Texto João Barbosa
Neste Fevereiro brotou, com brutalidade, um retrato da actriz norte-americana que lhe rouba toda a sensualidade intensa e felina. Meu Deus! Quem foi o carniceiro que se tomou por cirurgião plástico?
A abominável figura resultou de efeitos especiais, um misto de luz, pouca sombra e uma maquilhagem de deplorável gosto. Uma Thurman, nascida nesse belíssimo ano de 1970 (!), com metro e 81, serve-me de muleta para o tema do vinho.
Ouvi a um enólogo espanhol que na sua profissão há os fruteiros e os carpinteiros. Ou seja, os que privilegiam a fruta e os preferem o trabalho com madeiras. Provavelmente, haverá mais famílias, mas estas duas categorias servem-me.
Tenho notado haver – entre enófilos, críticos e escritores de gastronomia – uma grande valorização da fruta. Em parte, parece-me bem, uma vez que o vinho não se faz doutra coisa que não de fruta.
Vários procedimentos podem esbater, maquilhar, mascarar ou esconder uma verdade. Estragar é sempre mais fácil do que consertar, sendo que os remendos nunca serão exactidão. Há desastres nas adegas – que esfrangalham o vinho como a maquilhagem da Uma Thurman – e há bóias salva-vidas; se tiver um vinho mau e tiver de o vender, possivelmente o enólogo terá de recorrer a base e rímel para criarem efeito especial. Enganará principiantes e tolos, mas não gente com currículo e sabedoria.
É fácil gostar-se de fruta – o que não é bom nem mau – e às vezes só não chega. Entram artifícios para que se realcem notas de produtos industriais de fácil gosto. Não digo que seja bom ou mau, depende de como se apresente e onde se apresente – se é para fruição pueril, em fato de banho ou menos do que isso num jacuzzi, tudo bem. Se é para valsar, calça de ganga não é vestimenta que se queira.
A defesa da fruta parece-me bem em parte, porque resumir vinho a fruta é uma chatice. O aborrecimento decorre abundantemente da vontade e necessidade do produtor fazer negócio. Nada a opor.
O que me custa é quando essa naturalidade da fruta, ou das flores, se transforma numa caricatura. A demanda torna-se insana (!) repetidamente. Reparei que vários produtores do Dão estão a apostar na touriga nacional e evidenciando-lhe os aromas de violeta.

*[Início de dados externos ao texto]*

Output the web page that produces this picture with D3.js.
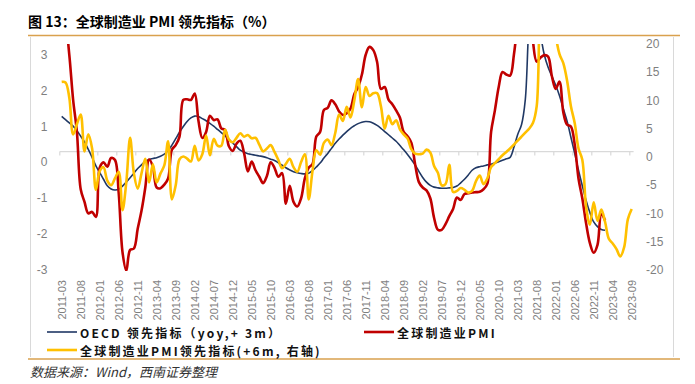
<!DOCTYPE html>
<html>
<head>
<meta charset="utf-8">
<script src="https://cdn.jsdelivr.net/npm/d3@7"></script>
<style>
  body { margin: 0; background: #fff; }
  svg { display: block; font-family: "Liberation Sans", Arial, "Noto Sans CJK SC", sans-serif; }
</style>
</head>
<body>
<div id="chart"></div>
<script>
// monthly categories start here, one value per month
const startMonth = '2011-03';
const monthCount = 151;

const tickLabels = ['2011-03', '2011-08', '2012-01', '2012-06', '2012-11', '2013-04',
    '2013-09', '2014-02', '2014-07', '2014-12', '2015-05', '2015-10', '2016-03',
    '2016-08', '2017-01', '2017-06', '2017-11', '2018-04', '2018-09', '2019-02',
    '2019-07', '2019-12', '2020-05', '2020-10', '2021-03', '2021-08', '2022-01',
    '2022-06', '2022-11', '2023-04', '2023-09'];

const leftTicks = [-3, -2, -1, 0, 1, 2, 3];
const rightTicks = [-20, -15, -10, -5, 0, 5, 10, 15, 20];

// OECD 领先指标 (yoy, +3m), left axis
const oecd = [
    1.28, 1.19, 1.10, 1.01, 0.88, 0.73, 0.57, 0.36, 0.14, -0.10,
    -0.28, -0.47, -0.65, -0.74, -0.77, -0.75, -0.66, -0.55, -0.43, -0.30,
    -0.17, -0.07, 0.03, 0.08, 0.11, 0.13, 0.17, 0.23, 0.33, 0.48,
    0.66, 0.84, 1.00, 1.14, 1.24, 1.29, 1.28, 1.22, 1.16, 1.09,
    1.01, 0.92, 0.83, 0.74, 0.64, 0.54, 0.44, 0.34, 0.28, 0.24,
    0.22, 0.20, 0.18, 0.16, 0.13, 0.09, 0.05, -0.01, -0.08, -0.15,
    -0.21, -0.26, -0.29, -0.31, -0.32, -0.30, -0.23, -0.13, -0.02, 0.12,
    0.25, 0.39, 0.53, 0.65, 0.76, 0.86, 0.95, 1.02, 1.08, 1.12,
    1.14, 1.13, 1.09, 1.03, 0.95, 0.86, 0.77, 0.68, 0.59, 0.47,
    0.35, 0.22, 0.08, -0.07, -0.25, -0.42, -0.55, -0.64, -0.69, -0.71,
    -0.72, -0.72, -0.71, -0.70, -0.66, -0.57, -0.47, -0.35, -0.22, -0.15,
    -0.12, -0.10, -0.07, -0.05, -0.02, 0.02, 0.06, 0.10, 0.14, 0.42,
    0.78, 1.05, 1.75, 3.90, 4.80, 4.60, 3.60, 3.00, 2.65, 2.40,
    2.15, 1.86, 1.50, 1.15, 0.70, 0.25, -0.22, -0.65, -1.06, -1.40,
    -1.66, -1.79, -1.87, -1.89
];

// 全球制造业PMI, left axis
const pmi = [
    4.20, 3.90, 3.00, 1.75, 0.85, -0.75, -1.10, -1.42, -1.38, -1.52,
    -0.15, 0.00, -0.12, 0.12, 0.07, -0.85, -2.50, -3.02, -2.44, -2.40,
    -1.85, -1.35, -0.70, 0.08, -0.12, -0.70, -0.72, -0.62, -0.45, 0.35,
    0.48, 0.72, 1.74, 1.76, 1.74, 1.92, 1.15, 0.68, 0.85, 1.30,
    1.18, 1.20, 0.95, 0.90, 0.45, 0.32, 0.52, 0.60, 0.25, -0.25,
    0.02, -0.22, -0.40, -0.58, -0.38, 0.00, -0.15, -0.40, -0.30, -1.15,
    -0.65, -1.10, -1.23, -1.00, -0.44, -0.15, -0.05, 0.72, 0.85, 1.46,
    1.52, 1.73, 1.62, 1.42, 1.32, 1.37, 1.50, 1.90, 2.10, 2.45,
    3.00, 3.22, 3.13, 2.80, 2.05, 2.10, 1.75, 1.62, 1.45, 1.25,
    0.85, 0.73, 0.55, -0.05, -0.55, -0.70, -0.78, -1.00, -1.55, -1.88,
    -1.88, -1.72, -1.50, -1.30, -0.98, -1.05, -0.88, -0.86, -0.84, -0.83,
    -0.82, -0.75, -0.60, 0.85, 1.45, 2.10, 2.52, 2.45, 2.42, 3.00,
    4.00, 5.50, 5.80, 5.00, 3.40, 2.81, 2.92, 2.99, 2.95, 2.40,
    2.05, 2.25, 1.40, 1.05, 1.00, 0.50, -0.45, -1.00, -1.70, -2.25,
    -2.52, -2.30, -1.45, -1.62
];

// 全球制造业PMI领先指标 (+6m), right axis
const pmiLead = [
    13.3, 13.2, 10.5, 4.0, 5.8, 7.5, 1.0, 4.0, 1.5, -5.8,
    -2.5, -1.8, -4.2, -5.0, -3.8, -2.6, -9.4, -4.5, 3.4, -2.9,
    -5.6, -2.9, -0.3, -4.5, -1.3, -4.5, -2.9, -1.5, 2.8, -7.5,
    -5.0, -0.4, 0.1, -0.3, -0.8, 2.0, -0.6, 0.5, 3.8, 0.3,
    3.2, 2.0, 2.0, 4.8, 3.1, 2.6, 3.4, 4.2, 3.6, 3.9,
    3.3, 3.4, 2.2, 1.0, 1.5, 2.1, 0.9, -0.5, -2.0, -1.2,
    -0.3, -1.8, -2.6, -0.9, 0.5, -7.5, -2.5, 1.2, 0.4, 2.5,
    3.1, 2.1, 4.3, 7.5, 6.4, 8.9, 7.0, 10.0, 13.8, 8.8,
    12.4, 10.8, 11.3, 11.3, 9.0, 5.0, 7.3, 5.8, 6.5, 4.9,
    4.0, 3.3, 1.4, 0.6, 0.5, 0.6, 1.3, 0.8, -1.6, -2.8,
    -5.0, -4.8, -1.4, -6.2, -6.0, -5.5, -5.8, -6.3, -6.0, -4.3,
    -3.3, -4.8, -3.8, -1.8, -1.1, -0.4, 0.3, 0.9, 1.5, 2.2,
    2.9, 3.6, 4.3, 5.0, 6.0, 9.0, 28.0, 32.0, 30.0, 27.0,
    21.5, 18.2, 16.6, 13.5, 9.0, 6.0, 1.5, -0.5, -8.8, -12.0,
    -8.0, -11.3, -9.3, -11.5, -14.5, -15.3, -16.3, -17.6, -16.0, -11.0,
    -9.2
];

const seriesNames = ['OECD 领先指标（yoy,+ 3m）', '全球制造业PMI', '全球制造业PMI领先指标(+6m, 右轴)'];
const xAxisCrossAt = 0.3; // horizontal axis crosses the left axis here

const width = 695;
const height = 384;
const colors = { oecd: '#203864', pmi: '#C00000', lead: '#FFC000' };
const accent = '#d9a14e';
const grey = '#d9d9d9';

const start = d3.timeParse('%Y-%m')(startMonth);
const months = d3.timeMonth.range(start, d3.timeMonth.offset(start, monthCount))
    .map(d3.timeFormat('%Y-%m'));

const svg = d3.select('#chart')
    .append('svg')
    .attr('width', width)
    .attr('height', height);

const x = d3.scaleBand().domain(months).range([59.8, 633.6]).padding(0);
const cx = (m) => x(m) + x.bandwidth() / 2;
const yL = d3.scaleLinear().domain([-3, 3.3]).range([270, 44]);
const yR = d3.scaleLinear().domain([-20, 20]).range([270, 44]);

// title and frame
svg.append('text')
    .attr('x', 28)
    .attr('y', 27)
    .attr('font-family', '"Noto Sans CJK SC", sans-serif')
    .attr('font-size', 14)
    .attr('font-weight', 'bold')
    .attr('fill', '#000')
    .text('图 13：全球制造业 PMI 领先指标（%）');

svg.append('line')
    .attr('x1', 28).attr('x2', 680)
    .attr('y1', 35.5).attr('y2', 35.5)
    .attr('stroke', accent).attr('stroke-width', 1.5);
svg.append('line')
    .attr('x1', 28).attr('x2', 680)
    .attr('y1', 359).attr('y2', 359)
    .attr('stroke', accent).attr('stroke-width', 1.5);

[30.5, 673.5].forEach((fx) => {
    svg.append('line')
        .attr('x1', fx).attr('x2', fx)
        .attr('y1', 37).attr('y2', 357)
        .attr('stroke', grey).attr('stroke-width', 1);
});

// y axis labels
svg.append('g')
    .selectAll('text')
    .data(leftTicks)
    .join('text')
    .attr('x', 47.5)
    .attr('y', d => yL(d))
    .attr('text-anchor', 'end')
    .attr('dominant-baseline', 'central')
    .attr('font-size', 12)
    .attr('fill', '#7f7f7f')
    .text(d => d);

svg.append('g')
    .selectAll('text')
    .data(rightTicks)
    .join('text')
    .attr('x', 646)
    .attr('y', d => yR(d))
    .attr('text-anchor', 'start')
    .attr('dominant-baseline', 'central')
    .attr('font-size', 12)
    .attr('fill', '#7f7f7f')
    .text(d => d);

// category axis line with ticks between categories
const axisY = yL(xAxisCrossAt);
const axis = svg.append('g').attr('stroke', grey).attr('stroke-width', 1.2);
axis.append('line')
    .attr('x1', x.range()[0]).attr('x2', x.range()[1])
    .attr('y1', axisY).attr('y2', axisY);
axis.selectAll('.tick')
    .data(tickLabels)
    .join('line')
    .attr('class', 'tick')
    .attr('x1', d => x(d)).attr('x2', d => x(d))
    .attr('y1', axisY).attr('y2', axisY + 4);

svg.append('g')
    .selectAll('text')
    .data(tickLabels)
    .join('text')
    .attr('transform', d => `translate(${cx(d)},280) rotate(-90)`)
    .attr('text-anchor', 'end')
    .attr('dominant-baseline', 'central')
    .attr('font-size', 11)
    .attr('fill', '#7f7f7f')
    .text(d => d);

// series
svg.append('clipPath')
    .attr('id', 'plot-clip')
    .append('rect')
    .attr('x', 58).attr('y', yL(3.3))
    .attr('width', 580).attr('height', yL(-3) - yL(3.3) + 1);

const plot = svg.append('g').attr('clip-path', 'url(#plot-clip)');

const lineFor = (scale) => d3.line()
    .x((d, i) => cx(months[i]))
    .y(d => scale(d))
    .curve(d3.curveCatmullRom.alpha(0.5));

plot.append('path')
    .datum(oecd)
    .attr('fill', 'none')
    .attr('stroke', colors.oecd)
    .attr('stroke-width', 1.6)
    .attr('d', lineFor(yL));

plot.append('path')
    .datum(pmi)
    .attr('fill', 'none')
    .attr('stroke', colors.pmi)
    .attr('stroke-width', 2.6)
    .attr('stroke-linejoin', 'round')
    .attr('d', lineFor(yL));

plot.append('path')
    .datum(pmiLead)
    .attr('fill', 'none')
    .attr('stroke', colors.lead)
    .attr('stroke-width', 2.6)
    .attr('stroke-linejoin', 'round')
    .attr('d', lineFor(yR));

// legend
const legendItems = [
    { name: seriesNames[0], color: colors.oecd, w: 1.6, x: 47, y: 332 },
    { name: seriesNames[1], color: colors.pmi, w: 2.6, x: 364, y: 332 },
    { name: seriesNames[2], color: colors.lead, w: 2.6, x: 47, y: 350 }
];

const legend = svg.append('g')
    .selectAll('g')
    .data(legendItems)
    .join('g')
    .attr('transform', d => `translate(${d.x},${d.y})`);

legend.append('line')
    .attr('x1', 0).attr('x2', 30)
    .attr('stroke', d => d.color)
    .attr('stroke-width', d => d.w);

legend.append('text')
    .attr('x', 33)
    .attr('dominant-baseline', 'central')
    .attr('font-family', '"Noto Sans CJK SC", sans-serif')
    .attr('font-size', 12)
    .attr('letter-spacing', 2.2)
    .attr('font-weight', 'bold')
    .attr('fill', '#111')
    .text(d => d.name);

// source note
svg.append('text')
    .attr('x', 30)
    .attr('y', 377)
    .attr('font-family', '"Noto Sans CJK SC", sans-serif')
    .attr('font-size', 13)
    .attr('font-style', 'italic')
    .attr('fill', '#333')
    .text('数据来源：Wind，西南证券整理');
</script>
</body>
</html>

Um caso concreto: tenho bebido caricaturas de vinho do Dão. Caricaturas de touriga nacional. Os vinhos não têm nada de errado, estão bem-feitos e honestos. Mas a ânsia de alcançar um Graal e o trabalho para realçar as características do que a natureza dá criam coisinhas muitíssimo feias.
É como o maquilhador de Uma Thurman: o técnico não estragou nada, está lá tudo e não acrescentou nada que não se pudesse retirar. Porém, a actriz ficou horrorosa!
Sinceramente, a fruta – a frutinha – cansa-me. Ouvir elogios à fruta é para mim tão emocionante como o resultado dum jogo de futebol-americano – que, na verdade, deveria chamar-se andebol-americano.
Fruta significa fruta e muitas vezes é tão aborrecida como um barrote de carvalho dentro dum copo. Não sou caruncho, não me alimento de madeira. Todavia, a madeira faz-me falta nos tintos. Só entendo os «unoaked» como princípio «filosófico» ou «ético» – exagerando – pois o prazer é fraco.
Apesar de tudo, branco e tinto não são a mesma coisa. Como resumiu uma amiga:
– Se é para cheirar e saber a maracujá, prefiro um sumo de maracujá.
Se eu produzisse vinho, contrataria um enólogo carpinteiro… mas dava-lhe pouco dinheiro para não poder comprar muitas barricas.